The ADL’s graphic isn’t the only crime against informative statistics in this realm. The Prosecution Project, a University of Cincinnati–led enterprise, also produced a popular infographic that conveys visually the same notion: in short, the American right is a bigger terroristic threat than even radical Islamism. That alone should render its data suspect, at least among those who possess a cursory familiarity with the subject of terroristic violence in America. In sheer numbers, Islamist fundamentalist terrorism can claim by far the largest body count.

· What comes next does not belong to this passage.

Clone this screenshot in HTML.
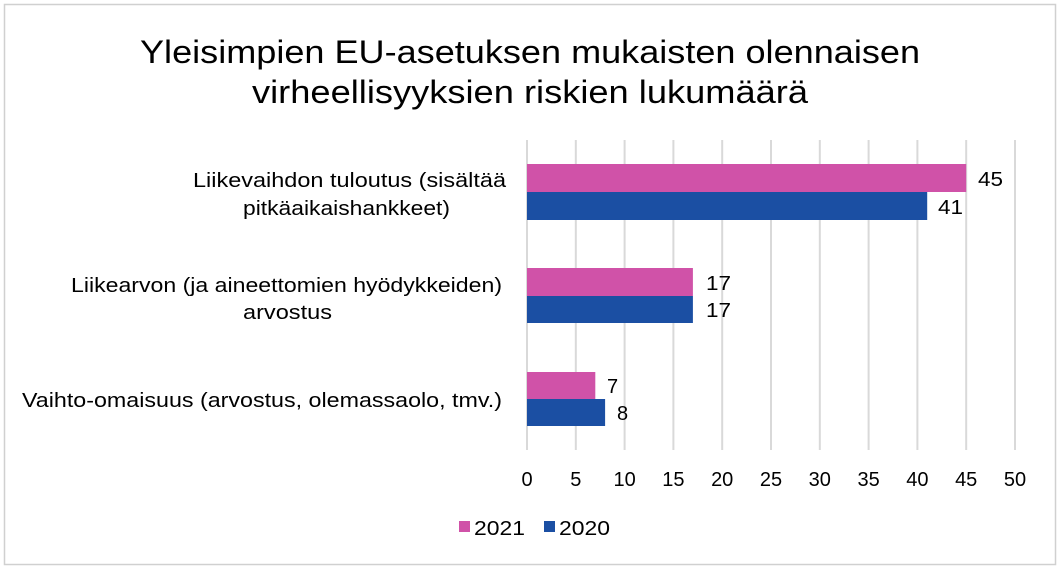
<!DOCTYPE html>
<html><head><meta charset="utf-8"><style>
html,body{margin:0;padding:0;background:#fff}
svg{display:block}
text{font-family:"Liberation Sans",Arial,sans-serif;fill:#000}
</style></head><body>
<svg width="1060" height="569" viewBox="0 0 1060 569">
<rect x="4.5" y="4.5" width="1051" height="560" fill="#fff" stroke="#d0d0d0" stroke-width="1.5"/>
<text x="140" y="63" font-size="32" textLength="780" lengthAdjust="spacingAndGlyphs">Yleisimpien EU-asetuksen mukaisten olennaisen</text>
<text x="252" y="103" font-size="32" textLength="556" lengthAdjust="spacingAndGlyphs">virheellisyyksien riskien lukumäärä</text>
<g stroke="#d9d9d9" stroke-width="2">
<line x1="527" y1="140" x2="527" y2="450"/><line x1="575.8" y1="140" x2="575.8" y2="450"/>
<line x1="624.6" y1="140" x2="624.6" y2="450"/><line x1="673.4" y1="140" x2="673.4" y2="450"/>
<line x1="722.2" y1="140" x2="722.2" y2="450"/><line x1="771" y1="140" x2="771" y2="450"/>
<line x1="819.8" y1="140" x2="819.8" y2="450"/><line x1="868.6" y1="140" x2="868.6" y2="450"/>
<line x1="917.4" y1="140" x2="917.4" y2="450"/><line x1="966.2" y1="140" x2="966.2" y2="450"/>
<line x1="1015" y1="140" x2="1015" y2="450"/>
</g>
<g>
<rect x="527" y="164" width="439.2" height="28" fill="#D052A8"/>
<rect x="527" y="192" width="400.2" height="28" fill="#1B4FA3"/>
<rect x="527" y="268" width="165.9" height="28" fill="#D052A8"/>
<rect x="527" y="296" width="165.9" height="27" fill="#1B4FA3"/>
<rect x="527" y="372" width="68.3" height="27" fill="#D052A8"/>
<rect x="527" y="399" width="78.1" height="27" fill="#1B4FA3"/>
</g>
<g font-size="20">
<text x="978" y="186" textLength="25" lengthAdjust="spacingAndGlyphs">45</text><text x="938" y="214" textLength="25" lengthAdjust="spacingAndGlyphs">41</text>
<text x="706" y="290" textLength="25" lengthAdjust="spacingAndGlyphs">17</text><text x="706" y="317" textLength="25" lengthAdjust="spacingAndGlyphs">17</text>
<text x="607" y="393">7</text><text x="617" y="420">8</text>
</g>
<g font-size="20">
<text x="193" y="187" textLength="313" lengthAdjust="spacingAndGlyphs">Liikevaihdon tuloutus (sisältää</text>
<text x="243" y="215" textLength="207" lengthAdjust="spacingAndGlyphs">pitkäaikaishankkeet)</text>
<text x="71" y="292" textLength="431" lengthAdjust="spacingAndGlyphs">Liikearvon (ja aineettomien hyödykkeiden)</text>
<text x="243" y="319" textLength="89" lengthAdjust="spacingAndGlyphs">arvostus</text>
<text x="22" y="407" textLength="480" lengthAdjust="spacingAndGlyphs">Vaihto-omaisuus (arvostus, olemassaolo, tmv.)</text>
</g>
<g font-size="20" text-anchor="middle">
<text x="527" y="486">0</text><text x="575.8" y="486">5</text><text x="624.6" y="486">10</text>
<text x="673.4" y="486">15</text><text x="722.2" y="486">20</text><text x="771" y="486">25</text>
<text x="819.8" y="486">30</text><text x="868.6" y="486">35</text><text x="917.4" y="486">40</text>
<text x="966.2" y="486">45</text><text x="1015" y="486">50</text>
</g>
<rect x="459" y="521" width="11" height="11" fill="#D052A8"/>
<text x="474" y="535" font-size="20" textLength="51" lengthAdjust="spacingAndGlyphs">2021</text>
<rect x="544" y="521" width="11" height="11" fill="#1B4FA3"/>
<text x="559" y="535" font-size="20" textLength="51" lengthAdjust="spacingAndGlyphs">2020</text>
</svg>
</body></html>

At the very least, the Prosecution Project’s contention that political violence peaked in 2019 should trigger a skeptical impulse in curious minds.

 

Those who bother to dive into the data will find that episodes like the one in which a homeless man broke into a hotel and attacked a hotelier while deploying racial slurs are coded as right-wing violence. The arrest of a woman for spray-painting anti-Christian slogans and obscene phrases on the side of a church? That, too, is right-wing violence. In multiple instances, interracial gang violence is attributed to right-wing extremism, seemingly only because there was a racial element to those conflicts, even if all involved were of minority extraction.

 

It’s not just that the project, as its name suggests, measures only violence that resulted “in a guilty verdict.” The dataset is both comprehensive and selective, and it has led those who wield it like a weapon to draw selective conclusions.

 

Datasets like these preserve the left’s self-conception that they are only ever the victims of political violence, never the perpetrators of it. Mainstream progressives and liberals may have talked themselves into the notion that the violent right is the only threat to social stability, but the effect is the same as if they genuinely believed their own hype.